Data shown >>
§ §
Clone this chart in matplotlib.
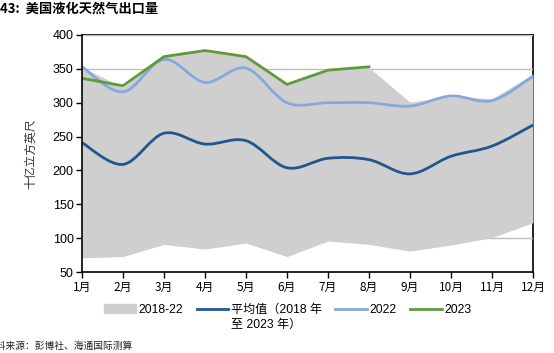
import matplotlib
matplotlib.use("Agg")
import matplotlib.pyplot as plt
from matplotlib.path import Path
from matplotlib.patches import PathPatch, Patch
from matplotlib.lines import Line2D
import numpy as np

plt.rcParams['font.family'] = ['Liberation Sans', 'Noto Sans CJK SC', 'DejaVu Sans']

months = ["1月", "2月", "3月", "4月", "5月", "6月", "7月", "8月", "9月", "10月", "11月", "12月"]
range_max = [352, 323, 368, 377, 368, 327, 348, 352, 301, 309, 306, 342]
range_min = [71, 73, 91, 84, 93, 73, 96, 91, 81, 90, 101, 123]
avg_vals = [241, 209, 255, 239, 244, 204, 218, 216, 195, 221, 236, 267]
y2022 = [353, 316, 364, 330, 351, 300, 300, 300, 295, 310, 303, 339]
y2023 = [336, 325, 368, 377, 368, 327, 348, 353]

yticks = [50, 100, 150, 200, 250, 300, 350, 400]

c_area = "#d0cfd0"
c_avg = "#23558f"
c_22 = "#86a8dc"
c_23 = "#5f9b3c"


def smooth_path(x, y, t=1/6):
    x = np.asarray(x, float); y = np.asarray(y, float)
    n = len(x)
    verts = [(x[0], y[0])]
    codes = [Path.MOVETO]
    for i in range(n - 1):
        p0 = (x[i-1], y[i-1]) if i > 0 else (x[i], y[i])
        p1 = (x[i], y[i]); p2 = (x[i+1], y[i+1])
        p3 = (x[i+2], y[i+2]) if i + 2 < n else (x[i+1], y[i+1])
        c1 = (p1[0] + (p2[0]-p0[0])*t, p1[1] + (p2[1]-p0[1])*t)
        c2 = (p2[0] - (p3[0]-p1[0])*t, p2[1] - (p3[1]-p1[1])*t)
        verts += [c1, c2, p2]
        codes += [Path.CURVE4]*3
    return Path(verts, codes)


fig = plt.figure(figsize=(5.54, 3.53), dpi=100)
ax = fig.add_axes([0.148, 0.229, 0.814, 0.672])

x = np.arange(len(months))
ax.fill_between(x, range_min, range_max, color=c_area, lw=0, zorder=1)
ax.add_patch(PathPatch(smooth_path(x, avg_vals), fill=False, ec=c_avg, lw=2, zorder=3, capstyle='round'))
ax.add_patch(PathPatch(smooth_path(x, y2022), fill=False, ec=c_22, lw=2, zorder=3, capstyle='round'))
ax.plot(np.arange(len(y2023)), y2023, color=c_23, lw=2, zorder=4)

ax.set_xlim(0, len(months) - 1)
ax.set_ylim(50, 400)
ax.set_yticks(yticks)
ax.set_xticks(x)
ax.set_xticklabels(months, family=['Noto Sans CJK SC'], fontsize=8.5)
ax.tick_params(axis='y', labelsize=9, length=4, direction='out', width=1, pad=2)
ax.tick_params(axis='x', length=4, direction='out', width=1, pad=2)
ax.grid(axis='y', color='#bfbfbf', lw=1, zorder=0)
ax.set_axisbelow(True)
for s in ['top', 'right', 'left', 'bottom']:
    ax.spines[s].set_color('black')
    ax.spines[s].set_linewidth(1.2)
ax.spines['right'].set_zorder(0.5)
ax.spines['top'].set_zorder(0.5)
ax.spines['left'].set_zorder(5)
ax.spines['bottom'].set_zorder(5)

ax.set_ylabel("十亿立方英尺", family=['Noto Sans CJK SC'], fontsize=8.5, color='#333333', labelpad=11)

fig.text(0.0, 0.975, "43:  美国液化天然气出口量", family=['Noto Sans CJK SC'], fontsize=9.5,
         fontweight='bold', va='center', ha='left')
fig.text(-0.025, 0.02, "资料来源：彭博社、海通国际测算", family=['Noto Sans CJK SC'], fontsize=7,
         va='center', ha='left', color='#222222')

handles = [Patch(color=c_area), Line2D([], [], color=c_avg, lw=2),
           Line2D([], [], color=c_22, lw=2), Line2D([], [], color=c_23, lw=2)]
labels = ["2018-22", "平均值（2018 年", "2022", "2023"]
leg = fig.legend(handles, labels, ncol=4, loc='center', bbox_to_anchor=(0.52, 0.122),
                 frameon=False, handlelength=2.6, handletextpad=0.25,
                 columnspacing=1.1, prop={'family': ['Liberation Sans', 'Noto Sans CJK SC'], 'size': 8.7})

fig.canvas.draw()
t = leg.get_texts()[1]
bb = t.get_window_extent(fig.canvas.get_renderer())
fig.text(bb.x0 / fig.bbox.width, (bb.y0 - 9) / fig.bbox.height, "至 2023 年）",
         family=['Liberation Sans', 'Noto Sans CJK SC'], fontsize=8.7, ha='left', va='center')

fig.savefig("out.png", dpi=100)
§ §
Set exercise >>
Repeat only the lines from the beginning of the material through the line containing "import numpy as np", both ends kept, leaving pictures out.

Finished task >>
Clone this chart in matplotlib.
import matplotlib
matplotlib.use("Agg")
import matplotlib.pyplot as plt
from matplotlib.path import Path
from matplotlib.patches import PathPatch, Patch
from matplotlib.lines import Line2D
import numpy as np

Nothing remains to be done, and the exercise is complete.